By Maggie Deptuck, Global Senior Vice President and General Manager of SMB, Replicon

Before embracing the new world of on-demand pay, employers should be sure to consider a few key issues.

Movies, food, transport, and more—with just a few clicks in an app, we have access to a seemingly infinite amount of goods and services on-demand. With the ever-prescient forecasters of what the people want next, getting paid probably should have been the number one guess. Specifically, giving employees faster access to their pay by letting them request and receive all or part of their earned pay after they’ve completed the shift.

With a staggering 78 percent of U.S. workers living paycheck to paycheck, it’s no surprise that on-demand pay is swiftly growing in popularity. Advantages such as covering emergency expenses, reducing debt and staying on top of finances entice skilled talent to join companies that offer this practice. And employers can reap the benefits, as well: other than attracting top-quality talent, on-demand pay can help retain it, reduce absences and increase productivity.

It sounds like a win/win—and it can be, if businesses are smart about it. Offering employees the opportunity to receive pay daily, versus weekly or biweekly, can introduce some real challenges. For example: an employee at a restaurant enters a ten-hour shift. The next day, they request payment for those hours and receive it. It sounds simple enough, but how do we know these hours are accurate? What actual activities did that employee perform? What if this particular restaurant has a policy requiring shifts to stay under nine hours?

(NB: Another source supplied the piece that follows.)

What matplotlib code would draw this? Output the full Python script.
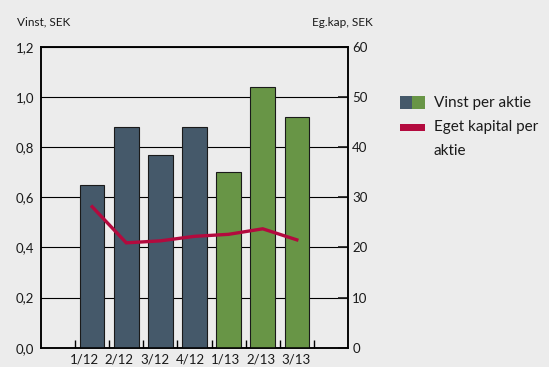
import numpy as np
import matplotlib
matplotlib.use("Agg")
import matplotlib.pyplot as plt
from matplotlib.patches import Rectangle

plt.rcParams['font.family'] = ['Lato', 'DejaVu Sans']

# quarterly figures
quarters = ['1/12', '2/12', '3/12', '4/12', '1/13', '2/13', '3/13']
eps = [0.65, 0.88, 0.77, 0.88, 0.70, 1.04, 0.92]          # Vinst per aktie
equity = [28.1, 20.9, 21.3, 22.2, 22.6, 23.7, 21.5]       # Eget kapital per aktie
bar_colors = ['#45596a'] * 4 + ['#689546'] * 3
n_slots = 9  # one empty slot either side of the bars

bg = '#ececec'
fig = plt.figure(figsize=(5.49, 3.67), dpi=100, facecolor=bg)
ax = fig.add_axes([41 / 549, 19.3 / 367, 307 / 549, 301 / 367])
ax.set_facecolor(bg)

pos = np.arange(1, len(eps) + 1)
ax.bar(pos, eps, width=0.72, color=bar_colors, edgecolor='#1a1a1a', linewidth=0.8, zorder=3)
ax.set_xlim(-0.5, n_slots - 0.5)
ax.set_ylim(0, 1.2)
yt = np.arange(0, 1.21, 0.2)
ax.set_yticks(yt)
ax.set_yticklabels([f'{v:.1f}'.replace('.', ',') for v in yt])
ax.grid(axis='y', color='black', linewidth=0.8, zorder=0)
ax.set_axisbelow(True)

# labels sit on a slightly wider pitch than the bars
ax.set_xticks(0.76 + 1.035 * np.arange(len(quarters)))
ax.set_xticklabels(quarters)
ax.set_xticks(np.arange(0.5, n_slots - 1, 1), minor=True)
ax.tick_params(axis='x', which='major', length=0, pad=4.5, labelsize=9.5, colors='#1a1a1a')
ax.tick_params(axis='x', which='minor', direction='in', length=6, width=1, color='black')
ax.tick_params(axis='y', length=0, pad=5, labelsize=9.5, colors='#1a1a1a')

ax2 = ax.twinx()
ax2.plot(pos, equity, color='#b30a3e', linewidth=2.4, solid_joinstyle='miter', zorder=4)
ax2.set_ylim(0, 60)
ax2.set_yticks(range(0, 61, 10))
ax2.tick_params(axis='y', direction='in', length=7, width=1.2, pad=3, labelsize=9.5, colors='#1a1a1a')

for a in (ax, ax2):
    for s in a.spines.values():
        s.set_color('black')
        s.set_linewidth(1.1)

fig.text(17 / 549, 1 - 22 / 367, 'Vinst, SEK', fontsize=8.5, va='center', ha='left', color='#1a1a1a')
fig.text(373 / 549, 1 - 22 / 367, 'Eg.kap, SEK', fontsize=8.5, va='center', ha='right', color='#1a1a1a')

# legend
W, H = 549, 367
fig.add_artist(Rectangle((400 / W, 1 - 109 / H), 12.5 / W, 13 / H, transform=fig.transFigure,
                         facecolor='#45596a', edgecolor='none'))
fig.add_artist(Rectangle((412.5 / W, 1 - 109 / H), 12.5 / W, 13 / H, transform=fig.transFigure,
                         facecolor='#689546', edgecolor='none'))
fig.add_artist(Rectangle((400 / W, 1 - 131 / H), 25 / W, 7.5 / H, transform=fig.transFigure,
                         facecolor='#b30a3e', edgecolor='none'))
fig.text(434 / W, 1 - 103 / H, 'Vinst per aktie', fontsize=11, va='center', ha='left', color='#1a1a1a')
fig.text(434 / W, 1 - 127 / H, 'Eget kapital per', fontsize=11, va='center', ha='left', color='#1a1a1a')
fig.text(434 / W, 1 - 151 / H, 'aktie', fontsize=11, va='center', ha='left', color='#1a1a1a')

fig.savefig('out.png', dpi=100, facecolor=bg)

With no real-time visibility into their time and attendance, none of these questions can be answered reliably. Before embracing the new world of on-demand pay, employers should be sure to consider these key issues first:

Administrative challenges

As the most knowledgeable on employee attitude and morale, frontline managers will see on-demand pay as an opportunity to observe how employees respond to the change in payroll options, and how it affects the business. They may need to take on additional admin work if they must log each employee’s hours at the end of the day for payment to be made available.

The increased responsibilities don’t stop there: payroll teams must also now run payroll daily, as opposed to weekly or biweekly, adding to an already challenging operation. These potential management and administrative difficulties can add up to trouble if the pre-payroll process isn’t streamlined. Say the restaurant already paid the worker for ten hours; it doesn’t matter whether or not there’s a nine-hour limit—reversing the mistake once paid is messy and tedious, or simply impossible. Suppose this happens more than once, with more workers: The costs will slowly add up, creating an expensive and frustratingly preventable problem.

Compliance

Does this copmany exist regionally? Nationally? Internationally? Labor laws must be managed in each country, state, or city to avoid violation risks, but many businesses still struggle with any manual processes they haven’t yet worked out of the system, slowing down the workflow and complicating compliance even more. If a company already struggles with keeping compliance together, the problems will increase dramatically with on-demand pay.

Most importantly, employers should find out whether on-demand pay is even an option. If potential changes are made within payroll, businesses should first seek out legal advice to ensure that any new compensation practices comply with all federal, state and local employment laws.

Business policies

A modern option like on-demand pay will inevitably change a number of things within the company, and employees must be kept in the loop – whether it requires a new handbook, modifying training, or the addition of an employee-footed transaction fee, workers need to know before anything is officially implemented.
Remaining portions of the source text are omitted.